Directive: Reproduce the lines below exactly, from the one containing "Write the React, TypeScript" through the one containing "const poly = (pts: number[][])", both included. Leave out any pictures.

Data extract:
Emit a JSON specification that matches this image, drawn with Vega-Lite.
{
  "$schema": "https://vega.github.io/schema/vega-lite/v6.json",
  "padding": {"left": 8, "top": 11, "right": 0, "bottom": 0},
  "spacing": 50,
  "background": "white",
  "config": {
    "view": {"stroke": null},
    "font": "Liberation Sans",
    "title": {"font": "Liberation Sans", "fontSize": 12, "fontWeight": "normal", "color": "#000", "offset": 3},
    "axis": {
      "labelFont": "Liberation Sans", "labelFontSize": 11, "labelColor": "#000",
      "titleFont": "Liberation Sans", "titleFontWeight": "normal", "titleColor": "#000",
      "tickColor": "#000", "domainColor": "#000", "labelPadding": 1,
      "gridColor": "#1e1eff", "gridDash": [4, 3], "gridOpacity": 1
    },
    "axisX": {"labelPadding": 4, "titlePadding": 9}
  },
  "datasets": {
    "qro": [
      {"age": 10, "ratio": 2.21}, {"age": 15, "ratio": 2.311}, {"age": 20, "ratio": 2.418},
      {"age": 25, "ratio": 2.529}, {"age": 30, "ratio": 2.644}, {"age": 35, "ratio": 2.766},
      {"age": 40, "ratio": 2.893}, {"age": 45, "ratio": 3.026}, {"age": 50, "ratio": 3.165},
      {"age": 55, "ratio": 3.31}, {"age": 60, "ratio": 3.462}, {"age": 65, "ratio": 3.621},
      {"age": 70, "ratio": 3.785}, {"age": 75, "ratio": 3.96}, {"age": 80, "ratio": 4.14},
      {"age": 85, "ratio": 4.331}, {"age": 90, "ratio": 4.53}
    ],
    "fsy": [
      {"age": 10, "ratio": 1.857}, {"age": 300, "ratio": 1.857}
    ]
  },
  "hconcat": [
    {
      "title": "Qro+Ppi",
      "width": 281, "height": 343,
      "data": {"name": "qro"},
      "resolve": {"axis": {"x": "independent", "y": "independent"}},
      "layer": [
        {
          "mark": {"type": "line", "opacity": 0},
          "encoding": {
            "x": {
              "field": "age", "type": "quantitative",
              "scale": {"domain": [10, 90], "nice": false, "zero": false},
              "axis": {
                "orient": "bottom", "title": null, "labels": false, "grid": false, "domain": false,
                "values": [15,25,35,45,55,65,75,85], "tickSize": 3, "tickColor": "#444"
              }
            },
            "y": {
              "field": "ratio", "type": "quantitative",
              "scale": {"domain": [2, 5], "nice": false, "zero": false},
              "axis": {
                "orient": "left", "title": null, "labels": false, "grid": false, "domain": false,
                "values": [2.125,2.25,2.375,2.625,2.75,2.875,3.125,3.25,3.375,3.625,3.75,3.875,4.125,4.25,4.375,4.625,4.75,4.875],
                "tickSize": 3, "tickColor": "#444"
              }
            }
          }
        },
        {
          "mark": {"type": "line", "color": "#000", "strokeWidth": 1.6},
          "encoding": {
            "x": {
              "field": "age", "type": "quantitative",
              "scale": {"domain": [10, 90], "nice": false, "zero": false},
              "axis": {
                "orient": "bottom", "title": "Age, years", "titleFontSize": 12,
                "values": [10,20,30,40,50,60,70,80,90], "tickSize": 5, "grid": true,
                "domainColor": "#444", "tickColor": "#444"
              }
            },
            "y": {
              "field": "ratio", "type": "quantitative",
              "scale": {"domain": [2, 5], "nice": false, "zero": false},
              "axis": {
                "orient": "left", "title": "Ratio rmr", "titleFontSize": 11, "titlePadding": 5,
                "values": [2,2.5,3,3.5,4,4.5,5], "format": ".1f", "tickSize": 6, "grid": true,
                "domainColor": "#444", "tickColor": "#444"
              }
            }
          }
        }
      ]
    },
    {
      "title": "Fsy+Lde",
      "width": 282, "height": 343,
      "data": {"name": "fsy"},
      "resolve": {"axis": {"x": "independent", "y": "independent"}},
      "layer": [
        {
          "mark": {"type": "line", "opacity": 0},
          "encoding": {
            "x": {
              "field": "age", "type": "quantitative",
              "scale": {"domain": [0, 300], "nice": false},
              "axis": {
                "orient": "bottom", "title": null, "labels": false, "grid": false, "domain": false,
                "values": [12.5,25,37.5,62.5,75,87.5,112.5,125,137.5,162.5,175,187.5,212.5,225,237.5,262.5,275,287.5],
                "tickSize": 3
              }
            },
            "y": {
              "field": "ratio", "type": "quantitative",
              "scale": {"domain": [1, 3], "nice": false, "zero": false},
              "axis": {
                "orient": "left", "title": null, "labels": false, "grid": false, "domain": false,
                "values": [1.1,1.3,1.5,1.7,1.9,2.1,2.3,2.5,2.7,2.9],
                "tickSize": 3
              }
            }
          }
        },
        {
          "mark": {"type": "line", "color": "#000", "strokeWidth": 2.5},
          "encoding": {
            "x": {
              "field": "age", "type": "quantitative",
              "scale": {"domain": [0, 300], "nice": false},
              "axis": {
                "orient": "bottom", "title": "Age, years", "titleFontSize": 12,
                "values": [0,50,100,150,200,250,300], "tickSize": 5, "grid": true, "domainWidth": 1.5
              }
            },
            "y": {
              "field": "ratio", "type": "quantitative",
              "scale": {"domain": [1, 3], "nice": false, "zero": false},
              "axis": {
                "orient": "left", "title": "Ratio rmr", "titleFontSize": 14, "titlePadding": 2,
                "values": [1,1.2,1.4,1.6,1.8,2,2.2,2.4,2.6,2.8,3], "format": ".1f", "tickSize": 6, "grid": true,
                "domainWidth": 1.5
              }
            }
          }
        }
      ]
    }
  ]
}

* * *

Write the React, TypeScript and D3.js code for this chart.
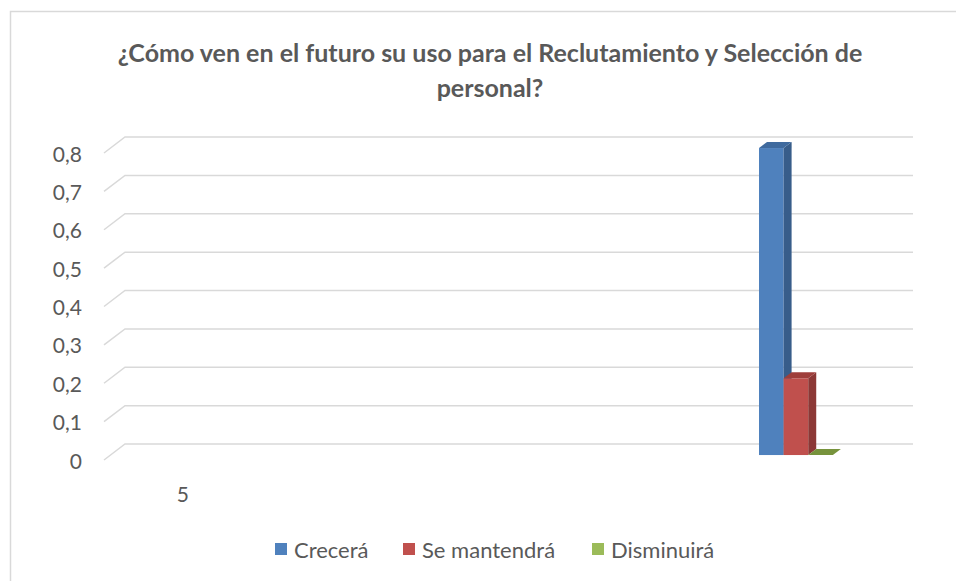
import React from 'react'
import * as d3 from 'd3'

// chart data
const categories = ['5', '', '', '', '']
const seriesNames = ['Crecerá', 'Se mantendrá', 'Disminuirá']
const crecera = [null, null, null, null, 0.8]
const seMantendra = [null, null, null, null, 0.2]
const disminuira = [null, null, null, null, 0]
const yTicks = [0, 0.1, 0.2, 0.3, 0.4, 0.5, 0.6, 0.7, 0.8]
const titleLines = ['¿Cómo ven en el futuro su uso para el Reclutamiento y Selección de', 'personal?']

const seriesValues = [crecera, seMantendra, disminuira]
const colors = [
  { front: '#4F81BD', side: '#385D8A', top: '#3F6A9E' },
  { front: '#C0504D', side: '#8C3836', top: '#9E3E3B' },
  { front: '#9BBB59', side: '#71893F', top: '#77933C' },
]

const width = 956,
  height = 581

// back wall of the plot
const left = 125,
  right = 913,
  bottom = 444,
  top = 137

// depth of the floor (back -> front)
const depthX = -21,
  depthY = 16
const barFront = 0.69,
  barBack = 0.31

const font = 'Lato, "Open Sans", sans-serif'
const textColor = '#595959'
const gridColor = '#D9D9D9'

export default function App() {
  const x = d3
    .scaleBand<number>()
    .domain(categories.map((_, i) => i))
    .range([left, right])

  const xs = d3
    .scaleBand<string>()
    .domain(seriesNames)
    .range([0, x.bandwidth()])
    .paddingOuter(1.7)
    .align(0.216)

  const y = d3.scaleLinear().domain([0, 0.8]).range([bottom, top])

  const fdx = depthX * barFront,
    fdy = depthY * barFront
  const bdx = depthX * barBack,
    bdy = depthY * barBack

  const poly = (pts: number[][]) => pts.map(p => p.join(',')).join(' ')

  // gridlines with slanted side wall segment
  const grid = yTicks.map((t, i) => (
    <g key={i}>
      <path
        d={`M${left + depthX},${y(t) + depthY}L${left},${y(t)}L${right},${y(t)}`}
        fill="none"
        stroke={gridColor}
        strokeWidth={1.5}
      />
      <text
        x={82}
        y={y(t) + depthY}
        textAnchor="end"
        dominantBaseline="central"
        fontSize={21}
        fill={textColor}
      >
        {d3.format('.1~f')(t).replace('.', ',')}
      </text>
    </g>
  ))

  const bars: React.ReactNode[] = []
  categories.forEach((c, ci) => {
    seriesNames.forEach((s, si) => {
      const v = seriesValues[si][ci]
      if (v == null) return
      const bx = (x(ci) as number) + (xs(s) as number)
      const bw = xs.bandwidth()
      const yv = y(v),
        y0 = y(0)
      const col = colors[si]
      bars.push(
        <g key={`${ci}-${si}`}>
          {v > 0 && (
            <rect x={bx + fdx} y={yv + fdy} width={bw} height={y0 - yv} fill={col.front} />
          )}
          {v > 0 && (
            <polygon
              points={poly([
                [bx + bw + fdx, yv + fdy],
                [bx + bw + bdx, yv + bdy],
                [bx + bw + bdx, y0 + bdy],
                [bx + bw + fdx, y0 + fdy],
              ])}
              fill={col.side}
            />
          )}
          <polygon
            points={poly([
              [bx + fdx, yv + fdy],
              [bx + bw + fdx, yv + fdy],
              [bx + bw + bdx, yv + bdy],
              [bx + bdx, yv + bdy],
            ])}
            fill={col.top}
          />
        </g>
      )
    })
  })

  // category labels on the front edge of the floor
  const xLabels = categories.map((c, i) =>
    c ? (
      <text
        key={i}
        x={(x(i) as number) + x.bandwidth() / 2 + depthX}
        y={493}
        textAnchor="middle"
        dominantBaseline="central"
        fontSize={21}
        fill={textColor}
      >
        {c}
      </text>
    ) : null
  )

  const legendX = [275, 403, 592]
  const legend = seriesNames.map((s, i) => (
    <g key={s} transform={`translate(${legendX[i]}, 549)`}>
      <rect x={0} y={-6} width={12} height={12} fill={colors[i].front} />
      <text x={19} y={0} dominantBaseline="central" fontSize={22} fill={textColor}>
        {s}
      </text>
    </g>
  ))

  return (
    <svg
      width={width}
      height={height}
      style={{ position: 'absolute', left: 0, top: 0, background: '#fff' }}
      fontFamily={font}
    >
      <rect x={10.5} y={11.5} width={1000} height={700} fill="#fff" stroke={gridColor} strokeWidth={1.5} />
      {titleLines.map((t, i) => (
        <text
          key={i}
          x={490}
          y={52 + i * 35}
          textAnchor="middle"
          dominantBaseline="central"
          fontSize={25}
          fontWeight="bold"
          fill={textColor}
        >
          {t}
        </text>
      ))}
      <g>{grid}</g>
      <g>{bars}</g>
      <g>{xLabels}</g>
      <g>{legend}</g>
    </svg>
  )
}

* * *

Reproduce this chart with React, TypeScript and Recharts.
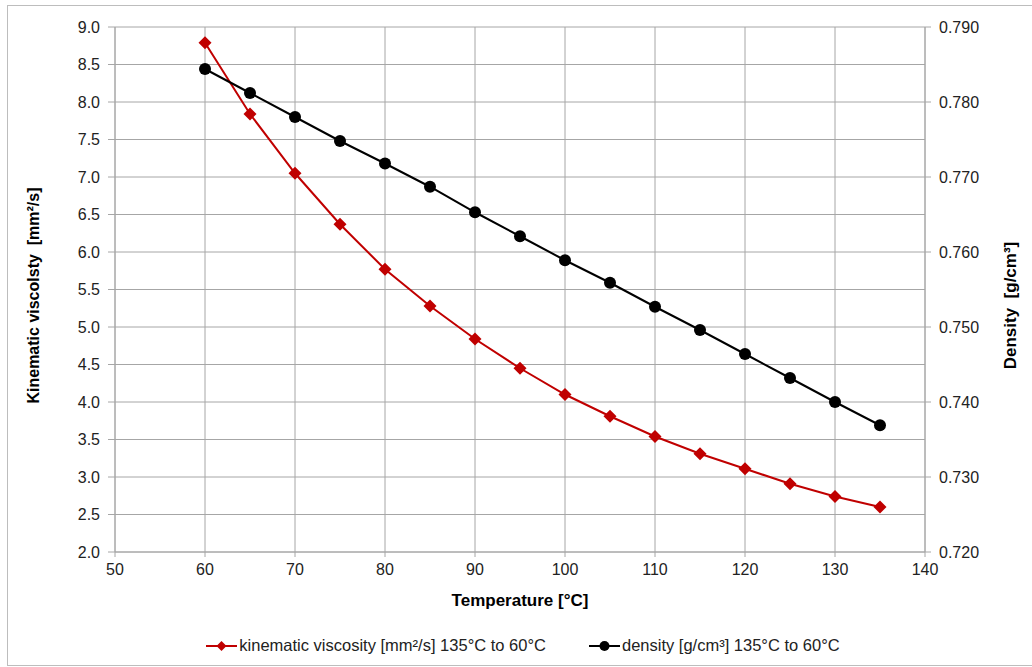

The reply:
Write the React, TypeScript and D3.js code for this chart.
import React from 'react'
import * as d3 from 'd3'

// chart data
const categories = ['5', '', '', '', '']
const seriesNames = ['Crecerá', 'Se mantendrá', 'Disminuirá']
const crecera = [null, null, null, null, 0.8]
const seMantendra = [null, null, null, null, 0.2]
const disminuira = [null, null, null, null, 0]
const yTicks = [0, 0.1, 0.2, 0.3, 0.4, 0.5, 0.6, 0.7, 0.8]
const titleLines = ['¿Cómo ven en el futuro su uso para el Reclutamiento y Selección de', 'personal?']

const seriesValues = [crecera, seMantendra, disminuira]
const colors = [
  { front: '#4F81BD', side: '#385D8A', top: '#3F6A9E' },
  { front: '#C0504D', side: '#8C3836', top: '#9E3E3B' },
  { front: '#9BBB59', side: '#71893F', top: '#77933C' },
]

const width = 956,
  height = 581

// back wall of the plot
const left = 125,
  right = 913,
  bottom = 444,
  top = 137

// depth of the floor (back -> front)
const depthX = -21,
  depthY = 16
const barFront = 0.69,
  barBack = 0.31

const font = 'Lato, "Open Sans", sans-serif'
const textColor = '#595959'
const gridColor = '#D9D9D9'

export default function App() {
  const x = d3
    .scaleBand<number>()
    .domain(categories.map((_, i) => i))
    .range([left, right])

  const xs = d3
    .scaleBand<string>()
    .domain(seriesNames)
    .range([0, x.bandwidth()])
    .paddingOuter(1.7)
    .align(0.216)

  const y = d3.scaleLinear().domain([0, 0.8]).range([bottom, top])

  const fdx = depthX * barFront,
    fdy = depthY * barFront
  const bdx = depthX * barBack,
    bdy = depthY * barBack

  const poly = (pts: number[][]) => pts.map(p => p.join(',')).join(' ')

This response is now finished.